From among the equity instruments available, I prefer Mutual Funds [MF] to direct investment in shares. Of course shares give far higher returns than MF because the risk of loss is far greater. The reason is quite simple- your money is resting on the fortunes of one company say like Satyam, very few would be able to exit at the right time. Your involvement with shares would have to be higher than with MF. In MF a fund manager is taking care of your investment and you can stay invested if you like his results or switch to another fund if you don't.

Personally I prefer equity based fund as my monthly expenses are not coming out of this investment. The 30% annualised returns my investment in MF gave me was more money than I had during my entire service career. I recommend the same to youngsters as they would be needing this money after a few years.

My advice is that property should be purchased only when your returns from investments in MF can pay the EMI of the property. You will reach the target of being a HNI much faster. Even after the EMI gets paid off, returns from this investment continues.

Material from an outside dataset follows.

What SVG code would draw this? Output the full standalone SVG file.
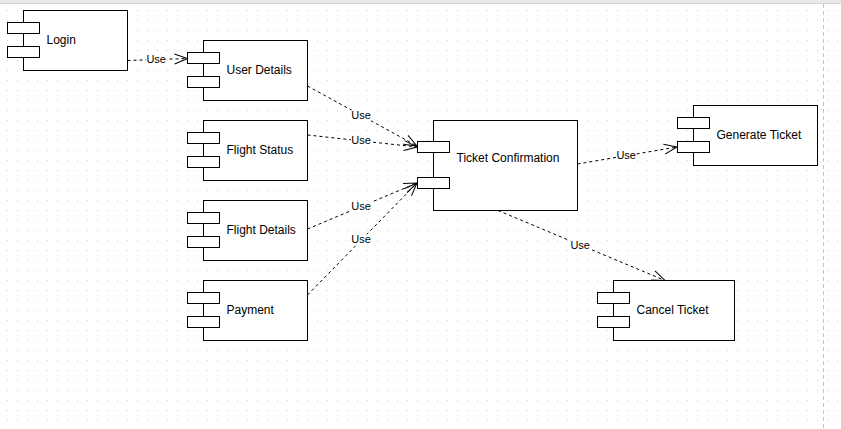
<svg xmlns="http://www.w3.org/2000/svg" width="841" height="429" viewBox="0 0 841 429">
<style>
.box{fill:#fff;stroke:#000;stroke-width:1}
.lbl{font-family:"Liberation Sans",Arial,sans-serif;font-size:12px;fill:#000}
.use{font-family:"Liberation Sans",Arial,sans-serif;font-size:11px;fill:#000;text-anchor:middle}
.ubg{fill:#fff}
.dep{fill:none;stroke:#000;stroke-width:1;stroke-dasharray:3 3;marker-end:url(#arr)}
</style>
<defs>
<pattern id="grid" x="7" y="0" width="10" height="10" patternUnits="userSpaceOnUse">
<rect x="0" y="0" width="1" height="1" fill="#d2d2d2"/>
</pattern>
<marker id="arr" markerUnits="userSpaceOnUse" markerWidth="16" markerHeight="14" viewBox="-14 -7 16 14" refX="0" refY="0" orient="auto" overflow="visible">
<path d="M-13,-5 L0,0 L-13,5" fill="none" stroke="#000" stroke-width="1"/>
</marker>
</defs>
<rect width="841" height="429" fill="#fff"/>
<rect x="0" y="5" width="841" height="424" fill="url(#grid)"/>
<rect x="0" y="0" width="841" height="3" fill="#e9e9e9"/>
<line x1="0" y1="3.5" x2="841" y2="3.5" stroke="#d4d4d4"/>
<line x1="823.5" y1="4" x2="823.5" y2="429" stroke="#c4c4c4" stroke-dasharray="4 3"/>

<g id="connectors">
<path class="dep" d="M127.5,60.5 L187.5,58.5"/>
<path class="dep" d="M307.5,86 L417,146"/>
<path class="dep" d="M307.5,135 L417,147"/>
<path class="dep" d="M307.5,229 L417,183"/>
<path class="dep" d="M307.5,295 L417,183"/>
<path class="dep" d="M577.5,164 L677,147"/>
<path class="dep" d="M498,210.5 L665,280.5"/>
<rect class="ubg" x="146.2" y="54" width="20" height="11"/>
<rect class="ubg" x="351" y="110.3" width="20" height="11"/>
<rect class="ubg" x="351" y="135.3" width="20" height="11"/>
<rect class="ubg" x="351" y="201" width="20" height="11"/>
<rect class="ubg" x="351" y="234.3" width="20" height="11"/>
<rect class="ubg" x="616.2" y="150.3" width="20" height="11"/>
<rect class="ubg" x="570.2" y="239.7" width="20" height="11"/>
<text class="use" x="156.2" y="63">Use</text>
<text class="use" x="361" y="119.3">Use</text>
<text class="use" x="361" y="144.3">Use</text>
<text class="use" x="361" y="210">Use</text>
<text class="use" x="361" y="243.3">Use</text>
<text class="use" x="626.2" y="159.3">Use</text>
<text class="use" x="580.2" y="248.7">Use</text>
</g>

<g id="login">
<rect class="box" x="23.5" y="10.5" width="104" height="60"/>
<rect class="box" x="7.5" y="22.5" width="32" height="11"/>
<rect class="box" x="7.5" y="46.5" width="32" height="11"/>
<text class="lbl" x="46.5" y="44.3">Login</text>
</g>

<g id="user-details">
<rect class="box" x="203.5" y="40.5" width="104" height="60"/>
<rect class="box" x="187.5" y="52.5" width="32" height="11"/>
<rect class="box" x="187.5" y="76.5" width="32" height="11"/>
<text class="lbl" x="226.5" y="74">User Details</text>
</g>

<g id="flight-status">
<rect class="box" x="203.5" y="120.5" width="104" height="60"/>
<rect class="box" x="187.5" y="132.5" width="32" height="11"/>
<rect class="box" x="187.5" y="156.5" width="32" height="11"/>
<text class="lbl" x="226.5" y="154">Flight Status</text>
</g>

<g id="flight-details">
<rect class="box" x="203.5" y="200.5" width="104" height="60"/>
<rect class="box" x="187.5" y="212.5" width="32" height="11"/>
<rect class="box" x="187.5" y="236.5" width="32" height="11"/>
<text class="lbl" x="226.5" y="234">Flight Details</text>
</g>

<g id="payment">
<rect class="box" x="203.5" y="280.5" width="104" height="60"/>
<rect class="box" x="187.5" y="292.5" width="32" height="11"/>
<rect class="box" x="187.5" y="316.5" width="32" height="11"/>
<text class="lbl" x="226.5" y="313.5">Payment</text>
</g>

<g id="ticket-confirmation">
<rect class="box" x="433.5" y="120.5" width="144" height="90"/>
<rect class="box" x="417.5" y="141.5" width="32" height="11"/>
<rect class="box" x="417.5" y="177.5" width="32" height="11"/>
<text class="lbl" x="456.5" y="162">Ticket Confirmation</text>
</g>

<g id="generate-ticket">
<rect class="box" x="693.5" y="105.5" width="124" height="60"/>
<rect class="box" x="677.5" y="117.5" width="32" height="11"/>
<rect class="box" x="677.5" y="141.5" width="32" height="11"/>
<text class="lbl" x="716.5" y="138.7">Generate Ticket</text>
</g>

<g id="cancel-ticket">
<rect class="box" x="613.5" y="280.5" width="121" height="60"/>
<rect class="box" x="597.5" y="292.5" width="32" height="11"/>
<rect class="box" x="597.5" y="316.5" width="32" height="11"/>
<text class="lbl" x="636.5" y="313.5">Cancel Ticket</text>
</g>
</svg>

MF can be purchased in lump sum or under SIP [systematic investment plan], for salaried persons SIP would be better. When ever you get bonus or lump sum amount, the same can be invested lump sum in funds which are under SIP or otherwise.

MF are available with growth or dividend options. You should have a mix of both. Senior Citizens should opt for dividend option in 80% of the funds while youngsters 20% [up to a level where the EMI amount, when started, gets paid from dividend income]. It is financially beneficial to pay rent.

Under dividend option again one can take reinvest or payout option. Reinvest option gives you the choice to redeem the dividend reinvested units when the actual need arises, otherwise they add to the units you own in normal course. The advantage is that the NAV keeps growing during the period you did not need the money, hence you get more money when you redeem than you would have got by depositing it in the bank account under payout option in the first place.

Do you think this is the time to exit Indian stock markets?